Part of a data file
— Start —

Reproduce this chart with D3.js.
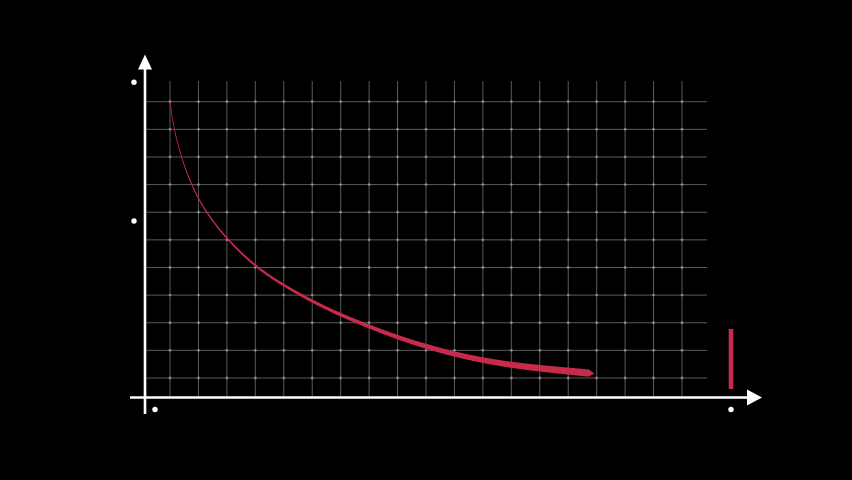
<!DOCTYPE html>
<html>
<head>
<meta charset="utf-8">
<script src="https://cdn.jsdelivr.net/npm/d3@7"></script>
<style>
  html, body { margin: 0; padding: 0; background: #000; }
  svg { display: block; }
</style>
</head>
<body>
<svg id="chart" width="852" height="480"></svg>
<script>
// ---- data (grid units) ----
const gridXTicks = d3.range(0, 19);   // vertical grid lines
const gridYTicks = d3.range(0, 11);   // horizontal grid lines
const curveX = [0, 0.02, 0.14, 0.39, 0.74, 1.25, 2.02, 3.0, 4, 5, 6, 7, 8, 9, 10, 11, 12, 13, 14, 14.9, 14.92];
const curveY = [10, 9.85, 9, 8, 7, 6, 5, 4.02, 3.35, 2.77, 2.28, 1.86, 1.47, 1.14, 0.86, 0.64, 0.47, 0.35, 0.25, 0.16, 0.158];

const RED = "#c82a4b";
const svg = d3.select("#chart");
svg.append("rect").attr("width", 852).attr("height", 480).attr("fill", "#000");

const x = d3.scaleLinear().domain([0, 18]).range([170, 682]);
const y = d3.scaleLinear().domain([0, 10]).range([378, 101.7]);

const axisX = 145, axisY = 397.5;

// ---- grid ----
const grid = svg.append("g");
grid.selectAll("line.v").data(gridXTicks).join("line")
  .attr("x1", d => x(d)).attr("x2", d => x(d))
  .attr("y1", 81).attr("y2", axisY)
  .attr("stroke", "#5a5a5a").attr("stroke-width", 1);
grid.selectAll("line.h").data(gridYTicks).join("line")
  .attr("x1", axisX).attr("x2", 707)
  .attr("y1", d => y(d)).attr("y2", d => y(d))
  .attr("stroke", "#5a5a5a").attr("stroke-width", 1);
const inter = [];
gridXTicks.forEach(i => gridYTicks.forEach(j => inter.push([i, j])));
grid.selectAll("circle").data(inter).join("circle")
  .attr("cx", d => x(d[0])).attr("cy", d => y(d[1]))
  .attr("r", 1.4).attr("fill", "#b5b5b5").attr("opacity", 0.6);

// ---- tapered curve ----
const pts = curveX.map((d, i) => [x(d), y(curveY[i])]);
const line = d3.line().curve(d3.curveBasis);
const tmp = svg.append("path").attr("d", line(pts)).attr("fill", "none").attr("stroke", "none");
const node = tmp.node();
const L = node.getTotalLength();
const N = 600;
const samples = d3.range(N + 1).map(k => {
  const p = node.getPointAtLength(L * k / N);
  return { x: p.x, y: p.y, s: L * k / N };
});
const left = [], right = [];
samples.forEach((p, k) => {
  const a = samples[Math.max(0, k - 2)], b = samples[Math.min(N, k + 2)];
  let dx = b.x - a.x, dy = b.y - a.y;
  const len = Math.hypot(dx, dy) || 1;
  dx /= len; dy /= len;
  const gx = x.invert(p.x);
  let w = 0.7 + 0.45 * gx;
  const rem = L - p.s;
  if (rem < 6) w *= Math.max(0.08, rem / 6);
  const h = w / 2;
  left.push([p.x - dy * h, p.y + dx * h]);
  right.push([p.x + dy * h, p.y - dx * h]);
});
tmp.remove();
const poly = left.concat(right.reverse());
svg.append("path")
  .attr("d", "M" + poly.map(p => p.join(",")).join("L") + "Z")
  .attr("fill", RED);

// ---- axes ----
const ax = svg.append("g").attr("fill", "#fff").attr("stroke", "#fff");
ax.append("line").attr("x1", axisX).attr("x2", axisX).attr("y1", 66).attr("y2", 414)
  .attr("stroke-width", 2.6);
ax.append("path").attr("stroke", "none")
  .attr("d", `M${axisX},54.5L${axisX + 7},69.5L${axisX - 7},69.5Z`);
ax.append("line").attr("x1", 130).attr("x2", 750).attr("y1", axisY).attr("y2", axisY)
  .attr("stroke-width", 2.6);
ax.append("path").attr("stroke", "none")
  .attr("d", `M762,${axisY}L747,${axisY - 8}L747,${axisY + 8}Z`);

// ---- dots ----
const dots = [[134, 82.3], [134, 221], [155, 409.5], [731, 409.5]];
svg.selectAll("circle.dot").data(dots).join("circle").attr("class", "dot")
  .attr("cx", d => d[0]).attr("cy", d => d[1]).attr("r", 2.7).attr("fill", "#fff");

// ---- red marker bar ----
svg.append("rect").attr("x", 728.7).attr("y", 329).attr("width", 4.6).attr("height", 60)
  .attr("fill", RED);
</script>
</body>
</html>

— End —
— Start —

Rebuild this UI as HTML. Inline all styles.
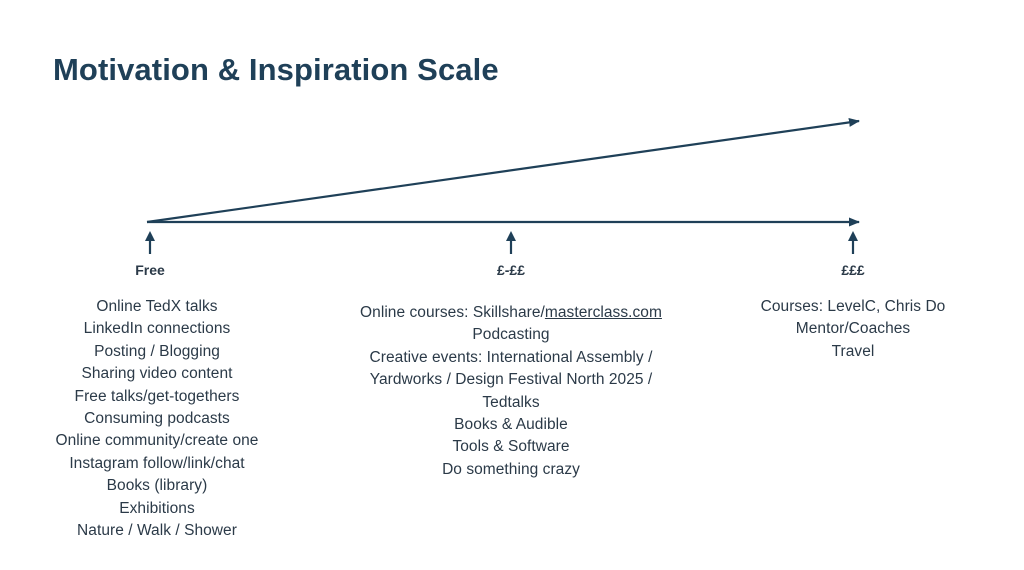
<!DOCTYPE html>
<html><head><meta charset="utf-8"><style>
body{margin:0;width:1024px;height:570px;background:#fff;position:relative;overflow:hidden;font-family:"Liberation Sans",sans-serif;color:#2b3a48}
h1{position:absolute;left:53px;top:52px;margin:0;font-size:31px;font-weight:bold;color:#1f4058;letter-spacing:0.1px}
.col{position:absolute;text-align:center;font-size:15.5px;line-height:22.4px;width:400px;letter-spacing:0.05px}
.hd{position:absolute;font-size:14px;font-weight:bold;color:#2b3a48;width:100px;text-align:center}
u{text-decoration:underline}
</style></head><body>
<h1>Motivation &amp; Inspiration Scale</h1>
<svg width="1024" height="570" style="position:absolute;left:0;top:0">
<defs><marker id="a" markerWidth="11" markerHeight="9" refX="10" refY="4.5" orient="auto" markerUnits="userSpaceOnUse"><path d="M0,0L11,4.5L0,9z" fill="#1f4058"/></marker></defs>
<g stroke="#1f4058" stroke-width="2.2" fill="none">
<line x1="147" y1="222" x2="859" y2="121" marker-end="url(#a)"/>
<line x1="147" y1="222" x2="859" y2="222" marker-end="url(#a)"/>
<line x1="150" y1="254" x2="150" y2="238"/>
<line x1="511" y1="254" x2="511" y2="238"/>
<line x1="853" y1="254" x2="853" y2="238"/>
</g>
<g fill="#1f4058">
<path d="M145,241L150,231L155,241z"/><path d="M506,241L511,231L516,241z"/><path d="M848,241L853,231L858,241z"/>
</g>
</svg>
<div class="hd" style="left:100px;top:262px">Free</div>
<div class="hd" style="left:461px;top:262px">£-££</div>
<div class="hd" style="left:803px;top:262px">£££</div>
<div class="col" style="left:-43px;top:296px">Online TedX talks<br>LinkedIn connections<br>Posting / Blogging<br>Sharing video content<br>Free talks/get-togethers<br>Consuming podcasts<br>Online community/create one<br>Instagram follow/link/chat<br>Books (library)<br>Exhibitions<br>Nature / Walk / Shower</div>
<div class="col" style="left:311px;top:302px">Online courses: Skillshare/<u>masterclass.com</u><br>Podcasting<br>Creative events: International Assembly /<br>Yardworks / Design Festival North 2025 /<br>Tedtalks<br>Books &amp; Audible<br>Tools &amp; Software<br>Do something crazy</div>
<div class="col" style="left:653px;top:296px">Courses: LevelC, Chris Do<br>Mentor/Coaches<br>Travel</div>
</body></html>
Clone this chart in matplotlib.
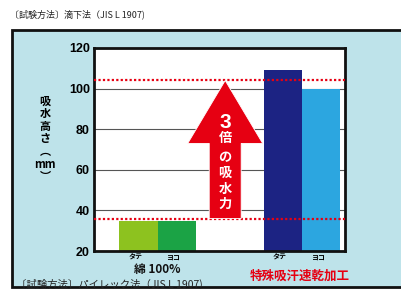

— End —

### EXERCISE INSTRUCTIONS
Copy every line that contains the string "chart".

### WORKED ANSWER
Reproduce this chart with D3.js.
<svg id="chart" width="852" height="480"></svg>
const svg = d3.select("#chart");
Clone this chart in matplotlib.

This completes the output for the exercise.